Is this not the same assumption as above, ie A is symmetric? So, when is the cost O(n) and when O(n^2)? 131.155.54.18 13:58, 14 November 2005 (UTC), Wilbert Dijkhof
- Hoi Wilbert. After consulting Golub & Van Loan, I think the costs are as follows. A single QR-decomposition costs 4/3 n^3 flops in the general case (omitting lower order terms). However, QR-decompositions for Hessenberg matrices cost 6n^2 flops while it costs 10/3 n^3 flops to reduce a matrix to Hessenberg form using Householder transformations. If your matrix is symmetric, then the Hessenberg form is in fact tridiagonal. In this case, it costs 4/3 n^3 flops to bring it in tridiagonal form and I think that every QR-decomposition costs O(n) flops, but I'm not sure about that. Warning: I probably have some constants wrong.

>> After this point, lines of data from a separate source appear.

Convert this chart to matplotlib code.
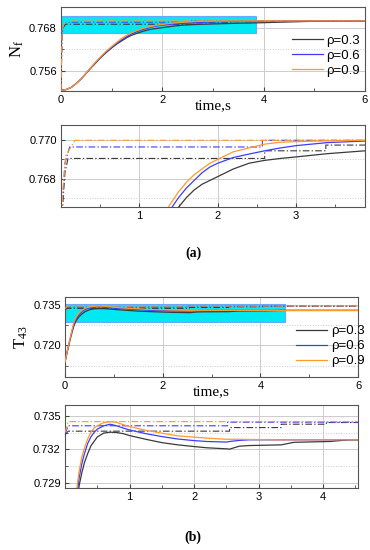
import matplotlib
matplotlib.use("Agg")
import matplotlib.pyplot as plt
from matplotlib.ticker import MultipleLocator, FormatStrFormatter
from matplotlib.patches import Rectangle

plt.rcParams['font.family'] = ['Liberation Sans', 'DejaVu Sans']
plt.rcParams['mathtext.fontset'] = 'custom'
plt.rcParams['mathtext.rm'] = 'Liberation Serif'
plt.rcParams['mathtext.it'] = 'Liberation Serif:italic'

# ---------------- data: panel (a) N_f ----------------
labels = ['ρ=0.3', 'ρ=0.6', 'ρ=0.9']
colors = ['#3a3a3a', '#3c3cff', '#ff9a2e']

nf_t = [0, 0.1, 0.2, 0.3, 0.4, 0.5, 0.6, 0.7, 0.8, 0.9, 1.0, 1.1, 1.2, 1.3, 1.4, 1.5,
        1.6, 1.7, 1.8, 1.9, 2.0, 2.2, 2.4, 2.6, 2.8, 3.0, 3.4, 3.88, 4.5, 5.0, 6.0]
nf_orange = [0.7505, 0.7507, 0.7513, 0.7524, 0.7538, 0.7554, 0.7571, 0.7587, 0.7602, 0.7616,
             0.7628, 0.7640, 0.7651, 0.7660, 0.7667, 0.7673, 0.7678, 0.7682, 0.7685, 0.7688,
             0.7690, 0.7694, 0.7696, 0.7698, 0.7699, 0.76993, 0.76997, 0.7700, 0.7700, 0.7700, 0.7700]
nf_blue = [0.7505, 0.7507, 0.7513, 0.7524, 0.7538, 0.7554, 0.7570, 0.7586, 0.7601, 0.7614,
           0.7626, 0.7637, 0.7647, 0.7656, 0.7664, 0.7670, 0.7675, 0.7679, 0.7683, 0.7686,
           0.7688, 0.7691, 0.76928, 0.76945, 0.7696, 0.76972, 0.76988, 0.76996, 0.7700, 0.7700, 0.7700]
nf_black = [0.7505, 0.7507, 0.7513, 0.7524, 0.7537, 0.7553, 0.7569, 0.7584, 0.7599, 0.7612,
            0.7624, 0.7635, 0.7644, 0.7653, 0.7660, 0.7665, 0.7670, 0.7674, 0.7677, 0.7679,
            0.7681, 0.7685, 0.7688, 0.76895, 0.76905, 0.76913, 0.7693, 0.76945, 0.7697, 0.7699, 0.7700]

nfd_black_t = [0, 0.02, 0.05, 0.09, 2.6, 2.6, 3.38, 3.38, 4.2, 4.2, 6.0]
nfd_black = [0.7505, 0.7665, 0.7683, 0.76905, 0.76905, 0.76945, 0.76945, 0.76975, 0.76975, 0.7700, 0.7700]
nfd_blue_t = [0, 0.02, 0.05, 0.11, 2.57, 2.57, 6.0]
nfd_blue = [0.7505, 0.7668, 0.7688, 0.76965, 0.76965, 0.7700, 0.7700]
nfd_orange_t = [0, 0.02, 0.06, 0.18, 6.0]
nfd_orange = [0.7505, 0.7672, 0.7692, 0.7700, 0.7700]

# ---------------- data: panel (b) T43 ----------------
tt = [0, 0.03, 0.06, 0.1, 0.14, 0.18, 0.22, 0.26, 0.3, 0.35, 0.4, 0.45, 0.5, 0.6, 0.7, 0.8,
      0.9, 1.0, 1.25, 1.5, 1.75, 2.0, 2.2, 2.5, 2.55, 2.7, 2.85, 3.35, 3.55, 4.1, 4.4, 4.5, 6.0]
t_orange = [0.7138, 0.7165, 0.7190, 0.7222, 0.7254, 0.7284, 0.7301, 0.7313, 0.7321, 0.7329,
            0.7335, 0.7339, 0.7341, 0.73438, 0.73447, 0.7344, 0.7342, 0.73403, 0.7337, 0.73344,
            0.7332, 0.73309, 0.7330, 0.7329, 0.7329, 0.7329, 0.73288, 0.73285, 0.73285, 0.73285,
            0.73285, 0.73285, 0.73285]
t_blue = [0.7138, 0.7164, 0.7189, 0.7220, 0.7250, 0.7278, 0.7295, 0.7307, 0.7316, 0.7325,
          0.7331, 0.7335, 0.7338, 0.7341, 0.73424, 0.7341, 0.7339, 0.73373, 0.7334, 0.73314,
          0.73292, 0.73278, 0.7327, 0.73265, 0.7327, 0.7328, 0.73285, 0.73285, 0.73285, 0.73285,
          0.73285, 0.73285, 0.73285]
t_black = [0.7138, 0.7163, 0.7187, 0.7217, 0.7245, 0.7270, 0.7288, 0.7299, 0.7308, 0.7316,
           0.7323, 0.7327, 0.7331, 0.73345, 0.73353, 0.7335, 0.7334, 0.73323, 0.7329, 0.7326,
           0.7324, 0.73225, 0.73214, 0.73205, 0.73202, 0.73228, 0.73234, 0.7324, 0.73263, 0.7327,
           0.73285, 0.73285, 0.73285]

td_black_t = [0, 0.05, 2.55, 2.55, 3.35, 3.35, 4.05, 4.05, 6.0]
td_black = [0.7333, 0.73362, 0.73362, 0.73394, 0.73394, 0.73424, 0.73424, 0.73439, 0.73439]
td_blue_t = [0, 0.05, 2.52, 2.52, 6.0]
td_blue = [0.7334, 0.7341, 0.7341, 0.73442, 0.73442]
td_orange_t = [0, 0.05, 6.0]
td_orange = [0.7335, 0.73447, 0.73447]

W, H = 370, 550
fig = plt.figure(figsize=(W / 100, H / 100), dpi=100)


def add_ax(x0, y0, x1, y1):
    return fig.add_axes([x0 / W, 1 - y1 / H, (x1 - x0) / W, (y1 - y0) / H])


def style(ax, xmaj, xmin, ymaj, ymin):
    ax.xaxis.set_major_locator(MultipleLocator(xmaj))
    ax.xaxis.set_minor_locator(MultipleLocator(xmin))
    ax.yaxis.set_major_locator(MultipleLocator(ymaj))
    ax.yaxis.set_minor_locator(MultipleLocator(ymin))
    ax.yaxis.set_major_formatter(FormatStrFormatter('%.3f'))
    ax.tick_params(which='both', direction='in', labelsize=8, pad=3,
                   color='#444444')
    ax.tick_params(which='major', length=3)
    ax.tick_params(which='minor', length=2)
    ax.grid(which='major', color='#cccccc', lw=0.7)
    ax.grid(which='minor', axis='y', color='#cccccc', lw=0.7, ls=':')
    for s in ax.spines.values():
        s.set_color('#555555')
        s.set_linewidth(0.8)
    ax.set_axisbelow(True)


def draw(ax, t, ys, dt, dys):
    for (dtx, dy), c in zip(zip(dt, dys), colors):
        ax.plot(dtx, dy, color=c, lw=0.8, ls=(0, (6, 2, 1.2, 2)), zorder=3)
    lines = []
    for y, c, lab in zip(ys, colors, labels):
        l, = ax.plot(t, y, color=c, lw=0.9, zorder=4, label=lab)
        lines.append(l)
    return lines


def legend(ax, handles, x, y):
    ax.legend(handles=handles, frameon=False, fontsize=9.5, loc='upper left',
              bbox_to_anchor=(x, y), borderpad=0, handlelength=2.4,
              handletextpad=0.25, labelspacing=0.2)


# ---- panel (a) top ----
ax1 = add_ax(61, 7, 365, 91)
style(ax1, 2, 1, 0.012, 0.006)
ax1.add_patch(Rectangle((0, 0.7665), 3.85, 0.0050, facecolor='#00e8f2',
                        edgecolor='#6aa8ff', lw=0.8, zorder=2))
ls1 = draw(ax1, nf_t, [nf_black, nf_blue, nf_orange],
           [nfd_black_t, nfd_blue_t, nfd_orange_t], [nfd_black, nfd_blue, nfd_orange])
ax1.set_xlim(0, 6)
ax1.set_ylim(0.7503, 0.7739)
ax1.set_xlabel('time,s', family='Liberation Serif', fontsize=11, labelpad=-4)
ax1.set_ylabel(r'N$_\mathrm{f}$', family='Liberation Serif', fontsize=12, labelpad=2)
legend(ax1, ls1, 0.737, 0.75)

# ---- panel (a) zoom ----
ax2 = add_ax(61, 125, 365, 207)
style(ax2, 1, 0.5, 0.002, 0.001)
draw(ax2, nf_t, [nf_black, nf_blue, nf_orange],
     [nfd_black_t, nfd_blue_t, nfd_orange_t], [nfd_black, nfd_blue, nfd_orange])
ax2.set_xlim(0, 3.88)
ax2.set_ylim(0.76651, 0.7708)
ax2.set_xticks([1, 2, 3])

fig.text(193 / W, 1 - 253 / H, '(a)', ha='center', va='center',
         family='Liberation Serif', fontsize=10, weight='bold')

# ---- panel (b) top ----
ax3 = add_ax(65, 297, 358, 377)
style(ax3, 2, 1, 0.015, 0.0075)
ax3.add_patch(Rectangle((0, 0.7285), 4.5, 0.0069, facecolor='#00e8f2',
                        edgecolor='#6aa8ff', lw=0.8, zorder=2))
ls3 = draw(ax3, tt, [t_black, t_blue, t_orange],
           [td_black_t, td_blue_t, td_orange_t], [td_black, td_blue, td_orange])
ax3.set_xlim(0, 6)
ax3.set_ylim(0.7083, 0.7378)
ax3.set_xlabel('time,s', family='Liberation Serif', fontsize=11, labelpad=-4)
ax3.set_ylabel(r'T$_{\mathrm{43}}$', family='Liberation Serif', fontsize=12, labelpad=2)
legend(ax3, ls3, 0.765, 0.73)

# ---- panel (b) zoom ----
ax4 = add_ax(65, 405, 358, 488)
style(ax4, 1, 0.5, 0.003, 0.0015)
draw(ax4, tt, [t_black, t_blue, t_orange],
     [td_black_t, td_blue_t, td_orange_t], [td_black, td_blue, td_orange])
ax4.set_xlim(0, 4.54)
ax4.set_ylim(0.72856, 0.73595)
ax4.set_xticks([1, 2, 3, 4])

fig.text(193 / W, 1 - 537 / H, '(b)', ha='center', va='center',
         family='Liberation Serif', fontsize=10, weight='bold')

fig.savefig('out.png', dpi=100)
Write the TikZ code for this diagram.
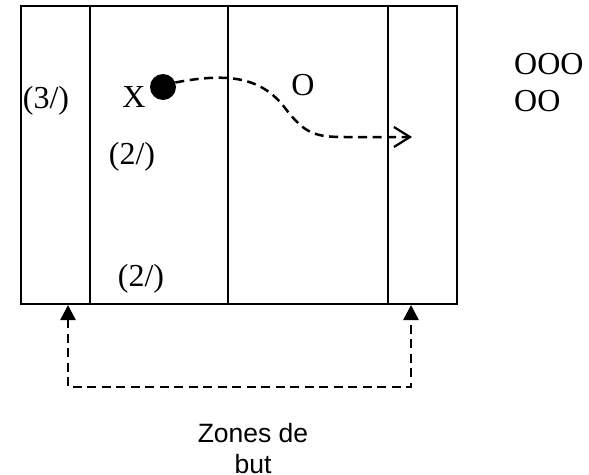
\documentclass[tikz,border=0pt]{standalone}
\usepackage{fontspec}
\setmainfont{Liberation Serif}
\newfontfamily\sansf{Liberation Sans}
\usetikzlibrary{arrows.meta}
\begin{document}
\begin{tikzpicture}[x=1pt,y=-1pt,
  frame/.style={line width=1.8pt},
  dashline/.style={line width=2.5pt, dash pattern=on 9pt off 5.5pt},
  lbl/.style={inner sep=0pt, font=\fontsize{32}{37}\selectfont},
  sanslbl/.style={inner sep=0pt, align=center, font=\sansf\fontsize{26.5}{31}\selectfont},
  dotnode/.style={circle, fill=black, minimum size=26pt, inner sep=0pt}]
\useasboundingbox (0,0) rectangle (589,474);
% field
\coordinate (tl) at (21,6);
\coordinate (br) at (457,304);
\draw[frame] (tl) rectangle (br);
\draw[frame] (90,6) -- (90,304);
\draw[frame] (228,6) -- (228,304);
\draw[frame] (388,6) -- (388,304);
% labels
\node[lbl] (l3) at (46,101) {(3/)};
\node[lbl] (l2a) at (132,157) {(2/)};
\node[lbl] (l2b) at (141,279) {(2/)};
\node[lbl] (xl) at (134,97) {X};
\node[lbl] (ol) at (303,85) {O};
\node[lbl, anchor=base west] (ooo) at (514,74) {OOO};
\node[lbl, anchor=base west] (oo) at (514,111) {OO};
% ball and run
\node[dotnode] (dot) at (163,87) {};
\coordinate (tipR) at (412,137);
\draw[dashline, -{Straight Barb[length=16pt,width=20pt,line width=2.2pt]}]
  (dot.20) .. controls (230,72) and (262,78) .. (285,108)
  .. controls (305,134) and (315,137) .. (345,137) -- (tipR);
% goal zones arrows
\coordinate (la) at (68,305);
\coordinate (lb) at (68,387);
\coordinate (rb) at (411,387);
\coordinate (ra) at (411,305);
\draw[dashline, {Triangle[length=15pt,width=15pt]}-{Triangle[length=15pt,width=15pt]}]
  (la) -- (lb) -- (rb) -- (ra);
\node[sanslbl, anchor=north] (zones) at (253,423) {Zones de\\but};
\end{tikzpicture}
\end{document}
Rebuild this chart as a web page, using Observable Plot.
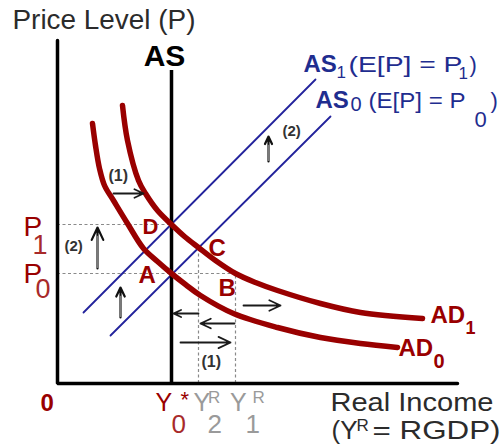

- I have no idea how much generalizes to Hermitian matrices. Please do change the article to make it clearer. Groetjes, Jitse Niesen (talk) 15:26, 14 November 2005 (UTC)
- Hoi Jitse. Nog steeds in Engeland? I clarified some things a bit, especially about the computational complexity. I also used Golub & Van Loan as source. I hope it's good now. Wilbert Dijkhof, 131.155.54.18 14:55, 16 November 2005 (UTC)